Stored items from a collection
>> START
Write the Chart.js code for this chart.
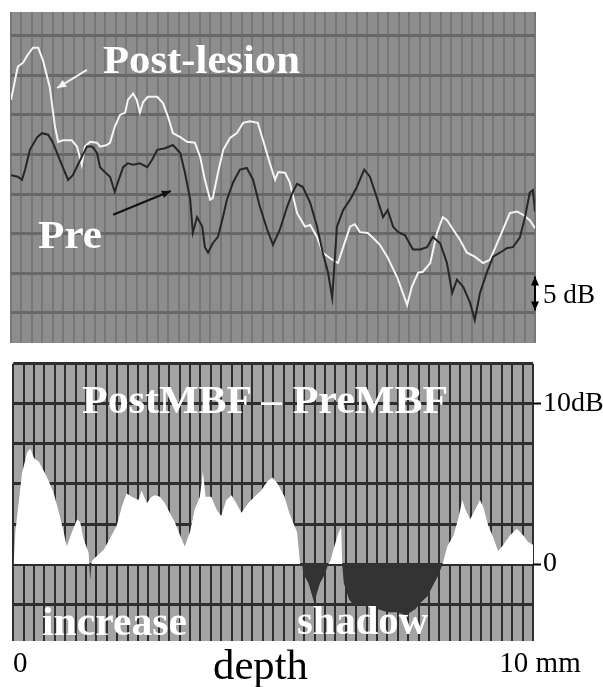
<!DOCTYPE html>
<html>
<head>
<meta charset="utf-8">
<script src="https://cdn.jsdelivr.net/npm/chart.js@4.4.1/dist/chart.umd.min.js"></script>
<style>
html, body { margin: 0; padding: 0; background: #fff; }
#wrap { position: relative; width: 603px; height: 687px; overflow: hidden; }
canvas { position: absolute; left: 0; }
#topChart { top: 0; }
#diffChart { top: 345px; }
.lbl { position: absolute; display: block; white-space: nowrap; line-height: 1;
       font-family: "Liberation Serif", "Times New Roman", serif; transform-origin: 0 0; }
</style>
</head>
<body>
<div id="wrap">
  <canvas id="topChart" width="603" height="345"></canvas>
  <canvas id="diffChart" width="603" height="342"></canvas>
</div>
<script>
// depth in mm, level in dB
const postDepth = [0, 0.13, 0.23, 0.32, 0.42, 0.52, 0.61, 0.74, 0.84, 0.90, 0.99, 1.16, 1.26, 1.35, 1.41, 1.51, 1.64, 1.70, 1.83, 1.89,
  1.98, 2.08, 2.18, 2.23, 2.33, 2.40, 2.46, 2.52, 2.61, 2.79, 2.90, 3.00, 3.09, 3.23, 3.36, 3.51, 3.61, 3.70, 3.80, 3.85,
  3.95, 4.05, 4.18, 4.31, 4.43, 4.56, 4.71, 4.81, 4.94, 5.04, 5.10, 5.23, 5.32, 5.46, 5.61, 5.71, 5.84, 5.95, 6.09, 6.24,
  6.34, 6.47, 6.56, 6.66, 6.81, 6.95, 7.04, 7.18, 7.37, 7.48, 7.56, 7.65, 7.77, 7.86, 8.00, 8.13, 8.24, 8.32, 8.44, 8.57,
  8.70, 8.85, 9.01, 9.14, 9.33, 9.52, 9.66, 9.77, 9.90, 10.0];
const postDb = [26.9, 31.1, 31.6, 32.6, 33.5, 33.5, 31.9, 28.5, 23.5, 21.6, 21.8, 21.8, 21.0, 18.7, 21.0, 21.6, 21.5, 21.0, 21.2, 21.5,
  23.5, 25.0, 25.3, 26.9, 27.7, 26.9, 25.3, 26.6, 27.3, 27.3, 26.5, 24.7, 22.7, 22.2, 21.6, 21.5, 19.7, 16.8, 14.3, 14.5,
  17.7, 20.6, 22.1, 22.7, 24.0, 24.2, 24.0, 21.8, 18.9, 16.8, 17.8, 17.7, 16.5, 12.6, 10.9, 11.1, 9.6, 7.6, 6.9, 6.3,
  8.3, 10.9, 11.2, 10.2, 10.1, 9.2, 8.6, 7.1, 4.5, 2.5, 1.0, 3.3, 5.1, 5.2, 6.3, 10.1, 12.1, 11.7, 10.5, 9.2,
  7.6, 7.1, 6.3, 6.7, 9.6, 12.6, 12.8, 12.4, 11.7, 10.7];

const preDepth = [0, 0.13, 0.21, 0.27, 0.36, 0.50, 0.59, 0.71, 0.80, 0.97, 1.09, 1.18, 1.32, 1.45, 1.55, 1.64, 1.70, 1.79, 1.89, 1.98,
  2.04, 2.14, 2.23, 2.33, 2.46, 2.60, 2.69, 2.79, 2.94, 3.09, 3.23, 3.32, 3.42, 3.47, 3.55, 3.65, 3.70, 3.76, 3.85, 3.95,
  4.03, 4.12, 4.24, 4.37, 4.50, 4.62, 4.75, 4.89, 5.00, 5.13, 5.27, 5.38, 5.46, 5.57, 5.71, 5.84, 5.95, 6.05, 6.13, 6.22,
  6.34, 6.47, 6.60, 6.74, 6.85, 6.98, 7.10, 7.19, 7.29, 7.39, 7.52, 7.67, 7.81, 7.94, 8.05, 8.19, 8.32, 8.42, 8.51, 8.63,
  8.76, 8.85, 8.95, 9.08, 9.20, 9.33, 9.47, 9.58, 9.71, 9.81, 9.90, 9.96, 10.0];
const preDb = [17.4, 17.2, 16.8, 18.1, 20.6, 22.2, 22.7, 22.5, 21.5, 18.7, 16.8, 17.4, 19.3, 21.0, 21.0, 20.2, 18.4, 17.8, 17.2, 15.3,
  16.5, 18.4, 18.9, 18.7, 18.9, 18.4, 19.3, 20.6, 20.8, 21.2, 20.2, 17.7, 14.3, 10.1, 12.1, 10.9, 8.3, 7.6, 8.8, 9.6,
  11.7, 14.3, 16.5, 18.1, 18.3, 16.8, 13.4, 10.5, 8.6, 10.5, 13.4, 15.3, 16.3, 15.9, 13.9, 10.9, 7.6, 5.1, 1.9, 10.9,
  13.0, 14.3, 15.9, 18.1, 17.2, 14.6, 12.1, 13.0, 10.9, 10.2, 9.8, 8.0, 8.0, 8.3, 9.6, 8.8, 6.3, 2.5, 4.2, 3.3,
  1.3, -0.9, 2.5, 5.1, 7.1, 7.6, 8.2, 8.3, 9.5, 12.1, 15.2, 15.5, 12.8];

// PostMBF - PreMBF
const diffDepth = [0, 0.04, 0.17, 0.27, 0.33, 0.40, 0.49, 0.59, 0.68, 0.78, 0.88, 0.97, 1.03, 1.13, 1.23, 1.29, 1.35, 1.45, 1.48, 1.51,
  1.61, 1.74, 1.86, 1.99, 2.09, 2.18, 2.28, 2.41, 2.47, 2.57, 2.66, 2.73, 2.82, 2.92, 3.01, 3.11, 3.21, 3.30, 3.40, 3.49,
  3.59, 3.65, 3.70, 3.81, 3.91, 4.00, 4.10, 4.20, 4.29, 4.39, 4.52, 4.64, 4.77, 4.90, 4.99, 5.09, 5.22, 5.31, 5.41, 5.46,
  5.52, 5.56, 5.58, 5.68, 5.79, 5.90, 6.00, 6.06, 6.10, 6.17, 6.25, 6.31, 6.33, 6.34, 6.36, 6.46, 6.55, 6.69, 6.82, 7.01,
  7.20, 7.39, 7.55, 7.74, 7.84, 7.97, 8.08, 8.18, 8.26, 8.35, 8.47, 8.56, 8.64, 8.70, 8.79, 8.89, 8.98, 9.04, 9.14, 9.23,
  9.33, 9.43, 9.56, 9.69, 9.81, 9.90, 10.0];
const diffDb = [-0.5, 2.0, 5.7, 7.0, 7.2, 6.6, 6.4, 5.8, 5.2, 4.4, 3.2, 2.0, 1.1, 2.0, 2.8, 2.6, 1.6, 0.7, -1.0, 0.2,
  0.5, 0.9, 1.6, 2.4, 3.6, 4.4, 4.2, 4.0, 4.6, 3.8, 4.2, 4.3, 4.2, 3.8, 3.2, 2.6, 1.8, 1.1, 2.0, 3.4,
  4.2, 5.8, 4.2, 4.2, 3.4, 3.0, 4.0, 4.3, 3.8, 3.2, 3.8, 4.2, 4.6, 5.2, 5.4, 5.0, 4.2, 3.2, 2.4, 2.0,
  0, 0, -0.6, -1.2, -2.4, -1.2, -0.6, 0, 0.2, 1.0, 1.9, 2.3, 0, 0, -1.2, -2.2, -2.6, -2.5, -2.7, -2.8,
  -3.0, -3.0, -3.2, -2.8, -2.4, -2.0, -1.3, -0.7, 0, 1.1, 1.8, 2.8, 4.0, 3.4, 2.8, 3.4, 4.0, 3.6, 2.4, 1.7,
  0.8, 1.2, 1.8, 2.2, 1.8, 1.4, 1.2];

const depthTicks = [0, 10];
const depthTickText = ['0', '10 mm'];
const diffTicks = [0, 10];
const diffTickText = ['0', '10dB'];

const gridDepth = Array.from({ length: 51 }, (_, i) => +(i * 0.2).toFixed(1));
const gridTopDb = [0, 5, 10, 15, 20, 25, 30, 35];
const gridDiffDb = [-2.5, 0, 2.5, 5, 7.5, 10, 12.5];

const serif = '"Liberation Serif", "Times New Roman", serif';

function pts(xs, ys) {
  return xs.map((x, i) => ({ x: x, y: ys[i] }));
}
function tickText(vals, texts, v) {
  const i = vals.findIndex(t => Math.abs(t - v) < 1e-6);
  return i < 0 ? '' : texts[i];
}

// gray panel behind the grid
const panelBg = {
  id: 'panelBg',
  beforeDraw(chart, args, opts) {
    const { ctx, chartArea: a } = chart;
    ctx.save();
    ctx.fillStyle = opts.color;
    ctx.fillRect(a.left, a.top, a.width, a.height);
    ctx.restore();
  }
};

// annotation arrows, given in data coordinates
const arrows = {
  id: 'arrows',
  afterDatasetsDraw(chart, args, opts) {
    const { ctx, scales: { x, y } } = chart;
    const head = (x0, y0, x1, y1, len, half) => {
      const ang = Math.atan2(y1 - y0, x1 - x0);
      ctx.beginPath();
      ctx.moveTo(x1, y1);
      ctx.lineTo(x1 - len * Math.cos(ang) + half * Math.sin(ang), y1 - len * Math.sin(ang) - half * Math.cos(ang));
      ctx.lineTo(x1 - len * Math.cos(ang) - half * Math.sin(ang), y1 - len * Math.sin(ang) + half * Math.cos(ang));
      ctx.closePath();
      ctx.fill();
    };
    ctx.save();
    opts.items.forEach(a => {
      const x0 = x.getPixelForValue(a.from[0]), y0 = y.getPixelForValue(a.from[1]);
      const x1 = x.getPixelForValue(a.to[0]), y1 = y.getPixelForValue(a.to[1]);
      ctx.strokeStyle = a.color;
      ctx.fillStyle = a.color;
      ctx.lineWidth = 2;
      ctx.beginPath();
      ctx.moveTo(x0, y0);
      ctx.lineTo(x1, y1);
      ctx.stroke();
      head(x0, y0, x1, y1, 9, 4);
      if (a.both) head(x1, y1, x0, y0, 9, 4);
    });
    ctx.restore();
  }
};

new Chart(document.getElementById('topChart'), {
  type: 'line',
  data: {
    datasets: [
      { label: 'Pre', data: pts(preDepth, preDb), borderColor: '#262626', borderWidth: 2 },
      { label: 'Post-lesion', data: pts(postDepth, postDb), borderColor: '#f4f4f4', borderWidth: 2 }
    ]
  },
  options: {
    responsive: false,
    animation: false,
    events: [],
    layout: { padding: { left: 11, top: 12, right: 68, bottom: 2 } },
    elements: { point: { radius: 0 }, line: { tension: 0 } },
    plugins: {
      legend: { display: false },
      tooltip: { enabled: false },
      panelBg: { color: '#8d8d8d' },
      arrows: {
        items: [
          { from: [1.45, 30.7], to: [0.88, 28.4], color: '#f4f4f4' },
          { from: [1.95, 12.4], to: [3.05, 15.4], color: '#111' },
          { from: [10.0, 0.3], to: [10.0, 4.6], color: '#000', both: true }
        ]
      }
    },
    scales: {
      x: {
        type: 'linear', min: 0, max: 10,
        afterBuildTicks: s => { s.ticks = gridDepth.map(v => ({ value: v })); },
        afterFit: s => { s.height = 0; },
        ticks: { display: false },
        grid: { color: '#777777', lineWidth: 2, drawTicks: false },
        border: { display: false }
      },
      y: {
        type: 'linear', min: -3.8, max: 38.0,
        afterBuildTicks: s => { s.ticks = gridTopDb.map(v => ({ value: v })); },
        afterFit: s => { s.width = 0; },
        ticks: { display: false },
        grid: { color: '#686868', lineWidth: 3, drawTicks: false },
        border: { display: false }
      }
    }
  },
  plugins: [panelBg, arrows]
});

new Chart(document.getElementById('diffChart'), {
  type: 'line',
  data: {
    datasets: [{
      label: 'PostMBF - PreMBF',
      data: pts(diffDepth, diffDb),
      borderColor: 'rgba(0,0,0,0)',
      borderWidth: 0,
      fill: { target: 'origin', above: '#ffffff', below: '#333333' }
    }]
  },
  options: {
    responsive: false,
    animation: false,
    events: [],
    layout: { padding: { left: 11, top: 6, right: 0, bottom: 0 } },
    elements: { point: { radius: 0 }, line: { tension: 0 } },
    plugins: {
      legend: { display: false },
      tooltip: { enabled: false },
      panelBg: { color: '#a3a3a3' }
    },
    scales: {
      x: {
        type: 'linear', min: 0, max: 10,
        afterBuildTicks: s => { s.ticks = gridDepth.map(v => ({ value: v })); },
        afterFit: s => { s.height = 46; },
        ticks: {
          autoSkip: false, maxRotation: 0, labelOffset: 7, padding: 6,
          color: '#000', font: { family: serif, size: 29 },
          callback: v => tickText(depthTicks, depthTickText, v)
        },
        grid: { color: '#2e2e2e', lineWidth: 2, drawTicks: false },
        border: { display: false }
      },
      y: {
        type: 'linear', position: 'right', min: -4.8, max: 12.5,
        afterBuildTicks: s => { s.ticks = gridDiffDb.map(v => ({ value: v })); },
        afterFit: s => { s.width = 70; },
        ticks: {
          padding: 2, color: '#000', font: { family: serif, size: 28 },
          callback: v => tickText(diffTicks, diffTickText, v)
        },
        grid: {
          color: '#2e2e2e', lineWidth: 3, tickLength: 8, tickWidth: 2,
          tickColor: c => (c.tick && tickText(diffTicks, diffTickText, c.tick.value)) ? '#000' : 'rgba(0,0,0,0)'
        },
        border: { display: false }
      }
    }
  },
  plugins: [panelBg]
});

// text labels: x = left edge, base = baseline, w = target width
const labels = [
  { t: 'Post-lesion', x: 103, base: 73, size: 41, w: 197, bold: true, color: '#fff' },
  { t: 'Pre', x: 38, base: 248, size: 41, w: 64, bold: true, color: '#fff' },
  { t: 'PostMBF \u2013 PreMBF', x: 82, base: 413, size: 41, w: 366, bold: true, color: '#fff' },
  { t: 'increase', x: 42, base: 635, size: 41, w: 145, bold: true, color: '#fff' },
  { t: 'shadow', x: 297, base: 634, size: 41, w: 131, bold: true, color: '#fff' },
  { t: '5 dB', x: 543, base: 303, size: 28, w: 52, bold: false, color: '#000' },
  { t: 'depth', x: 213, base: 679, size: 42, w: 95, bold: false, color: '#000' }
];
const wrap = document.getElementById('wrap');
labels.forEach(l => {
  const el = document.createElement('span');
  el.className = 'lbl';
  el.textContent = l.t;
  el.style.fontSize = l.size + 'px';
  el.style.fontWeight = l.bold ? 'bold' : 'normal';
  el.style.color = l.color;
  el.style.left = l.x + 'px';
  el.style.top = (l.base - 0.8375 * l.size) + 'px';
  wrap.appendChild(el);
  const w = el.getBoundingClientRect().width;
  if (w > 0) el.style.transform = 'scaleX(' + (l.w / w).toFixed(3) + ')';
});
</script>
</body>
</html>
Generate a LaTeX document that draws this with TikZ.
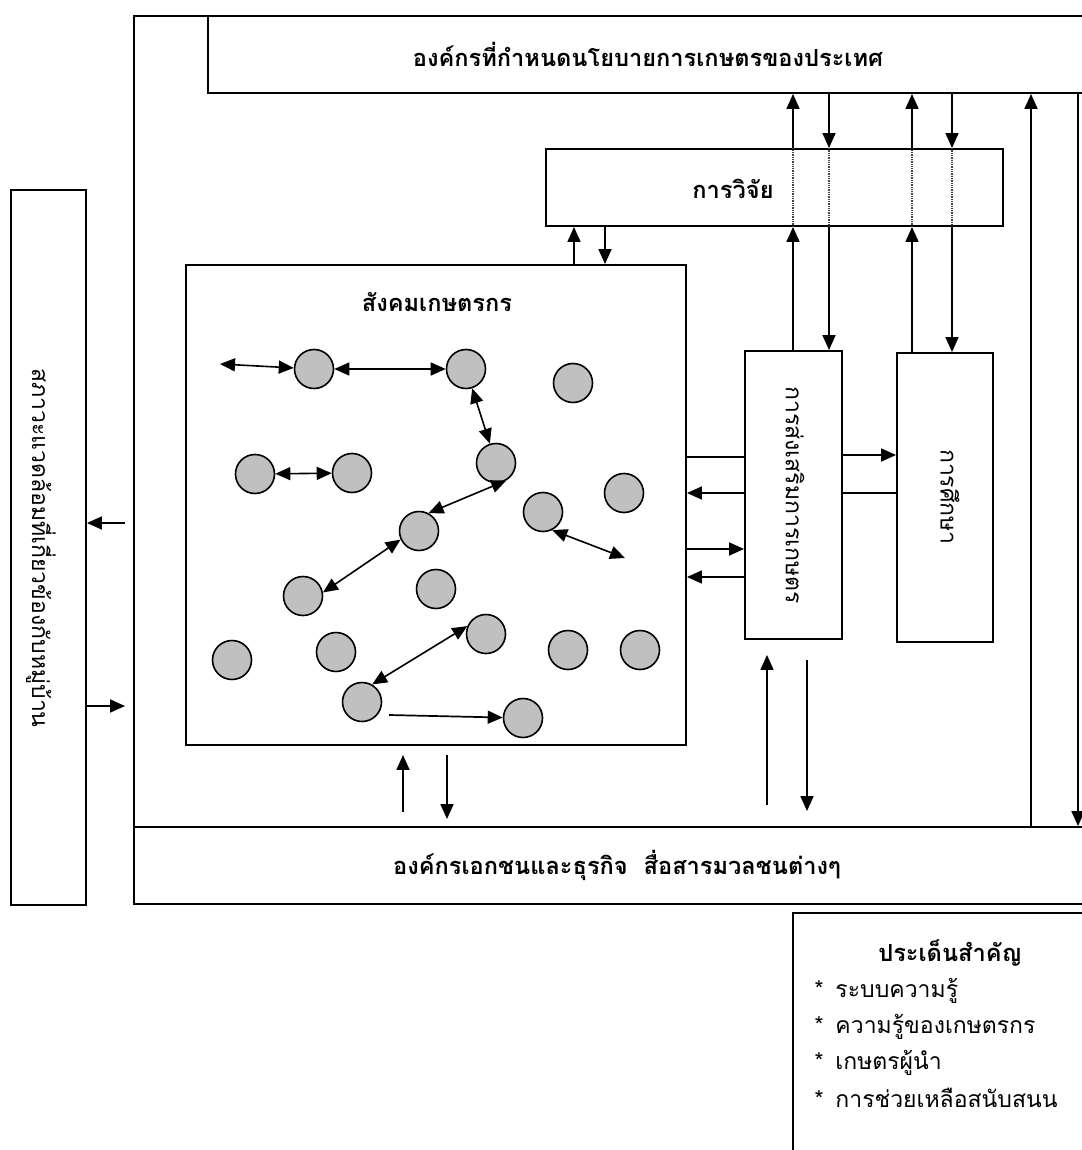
>> END
## STATED PROBLEM
Among the records above, find each line holding the string "this" and pull it out.

## SOLUTION TO THE EXERCISE
Write the Chart.js code for this chart.
Generate a LaTeX document that draws this with TikZ.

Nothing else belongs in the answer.